Beckoning to the Lost Generation
It began for us with Dad reading our favorite comic strip out loud on Sunday morning. Soon we could handle the comics by ourself and quickly we moved into sports. Much much later, about the time we set off for college, we started reading the news.
These days, a lot of kids never take step one. As they grow up, the daily paper stays a stranger. "If you look back to when you were six, what did TV mean in your life then?" said Glenn Guzzo, a Knight-Ridder executive, reflecting on this ominous phenomenon. "TV was black-and-white, a novelty." (Our house didn't even have one.) "Your kids don't have the same family traditions that you have. The chain is broken."

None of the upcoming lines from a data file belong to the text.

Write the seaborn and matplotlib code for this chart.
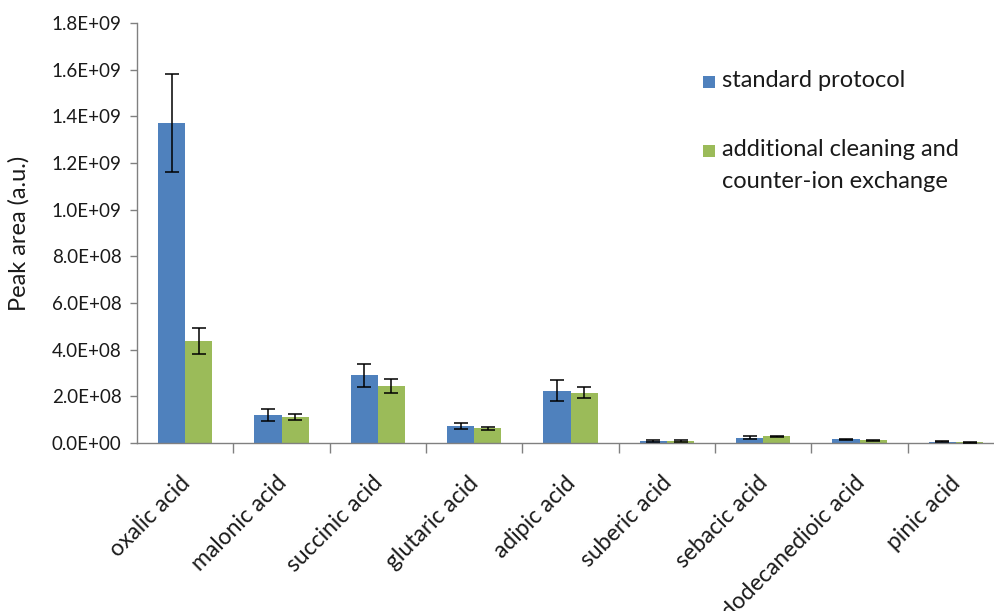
import matplotlib
matplotlib.use("Agg")
import matplotlib.pyplot as plt
import matplotlib.transforms as mtransforms
from matplotlib.patches import Rectangle
from matplotlib.ticker import FixedLocator, FuncFormatter
import seaborn as sns
import pandas as pd
import numpy as np

# Dicarboxylic acid peak areas for two sample preparation protocols
acids = ["oxalic acid", "malonic acid", "succinic acid", "glutaric acid",
         "adipic acid", "suberic acid", "sebacic acid",
         "dodecanedioic acid", "pinic acid"]
protocols = ["standard protocol",
             "additional cleaning and\ncounter-ion exchange"]
standard_mean = [1.37e9, 0.121e9, 0.290e9, 0.073e9, 0.224e9,
                 0.010e9, 0.023e9, 0.016e9, 0.006e9]
standard_err = [0.21e9, 0.025e9, 0.048e9, 0.012e9, 0.046e9,
                0.004e9, 0.006e9, 0.003e9, 0.002e9]
cleaned_mean = [0.437e9, 0.113e9, 0.243e9, 0.063e9, 0.216e9,
                0.009e9, 0.029e9, 0.012e9, 0.003e9]
cleaned_err = [0.055e9, 0.013e9, 0.030e9, 0.005e9, 0.025e9,
               0.003e9, 0.003e9, 0.003e9, 0.001e9]
yticks = [0, 0.2e9, 0.4e9, 0.6e9, 0.8e9, 1.0e9, 1.2e9, 1.4e9, 1.6e9, 1.8e9]

colors = ["#4F81BD", "#9BBB59"]

df = pd.DataFrame({
    "acid": acids * 2,
    "protocol": [protocols[0]] * len(acids) + [protocols[1]] * len(acids),
    "area": standard_mean + cleaned_mean,
    "err": standard_err + cleaned_err,
})

sns.set_style("white")
plt.rcParams["font.family"] = ["Lato", "DejaVu Sans"]

W, H = 995, 611
fig = plt.figure(figsize=(W / 100, H / 100), dpi=100)
ax = fig.add_axes([0.1377, 0.2749, 0.8714, 0.6875])

sns.barplot(data=df, x="acid", y="area", hue="protocol", order=acids,
            hue_order=protocols, palette=colors, width=0.566, gap=0,
            errorbar=None, saturation=1, linewidth=0, ax=ax, legend=False)

# error bars at the centre of each drawn bar
for i, prot in enumerate(protocols):
    cont = ax.containers[i]
    sub = df[df["protocol"] == prot].set_index("acid").loc[acids]
    xs = [p.get_x() + p.get_width() / 2 for p in cont.patches]
    ax.errorbar(xs, sub["area"].values, yerr=sub["err"].values, fmt="none",
                ecolor="black", elinewidth=1.1, capsize=5, capthick=1.1,
                zorder=5)

ax.set_xlim(-0.5, len(acids) - 0.5)
ax.set_ylim(0, 1.8e9)
ax.yaxis.set_major_locator(FixedLocator(yticks))
ax.yaxis.set_major_formatter(FuncFormatter(lambda v, _: "{:.1E}".format(v)))

for s in ["top", "right"]:
    ax.spines[s].set_visible(False)
for s in ["left", "bottom"]:
    ax.spines[s].set_color("#808080")
    ax.spines[s].set_linewidth(1.0)

ax.tick_params(axis="y", which="major", direction="out", length=5,
               color="#808080", width=1.0, labelsize=13.5, pad=6,
               labelcolor="#1a1a1a", left=True)
# category boundaries carry the x ticks
ax.set_xticks(np.arange(0.5, len(acids) - 0.5, 1.0), minor=True)
ax.tick_params(axis="x", which="minor", direction="out", length=7,
               color="#808080", width=1.0, bottom=True)
ax.tick_params(axis="x", which="major", length=0, pad=21,
               labelsize=16.5, labelcolor="#1a1a1a")
ax.set_xticks(range(len(acids)))
ax.set_xticklabels(acids, rotation=45, ha="right", va="top",
                   rotation_mode="anchor")
offset = mtransforms.ScaledTranslation(-6 / 100, 0, fig.dpi_scale_trans)
for lab in ax.get_xticklabels():
    lab.set_transform(lab.get_transform() + offset)

ax.set_xlabel("")
ax.set_ylabel("Peak area (a.u.)", fontsize=17, color="#1a1a1a", labelpad=16)

# legend: square swatch aligned with the first line of each entry
legend_rows = [(82, protocols[0]), (151, protocols[1])]
for (ytop, label), c in zip(legend_rows, colors):
    fig.patches.append(Rectangle((703 / W, 1 - (ytop + 6) / H), 12 / W, 12 / H,
                                 transform=fig.transFigure, facecolor=c,
                                 edgecolor="none"))
    fig.text(722 / W, 1 - (ytop - 12) / H, label, ha="left", va="top",
             fontsize=17, color="#1a1a1a", linespacing=1.62)

fig.savefig("out.png", dpi=100)
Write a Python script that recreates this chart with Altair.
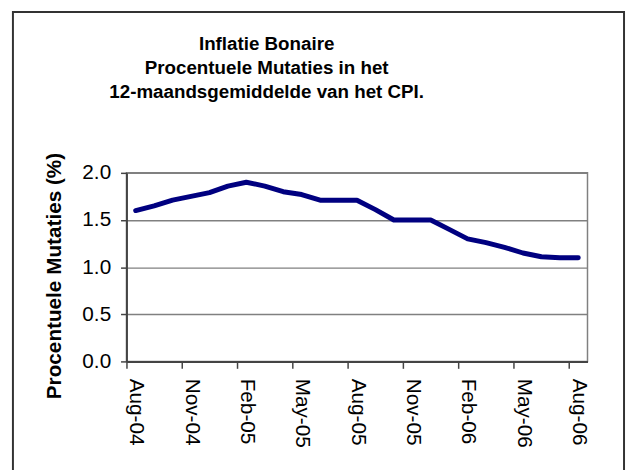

And American newspapers are preoccupied with repairing it. Ebbing interest in the papers imperils the industry. A 1967 survey found that 73 percent of American adults said they read a newspaper every day. The 1990 figure is 50 percent, down 23 percent in 23 years. Little kids aren't interested; neither are their big brothers and sisters or even their parents' friends.
"Newspapers have always had a problem with young readers," Guzzo told us. "Usually when they start having families and laying down roots, that's when they become newspaper readers on a regular basis. But the baby boom generation--never knowing what it was like to be without TV and, more importantly, being the generation that postponed getting married, having kids, buying the house--don't have the same stake in their communities and in the issues newspapers traditionally have covered as staples--education, taxes, the pretty basic newspaper issues.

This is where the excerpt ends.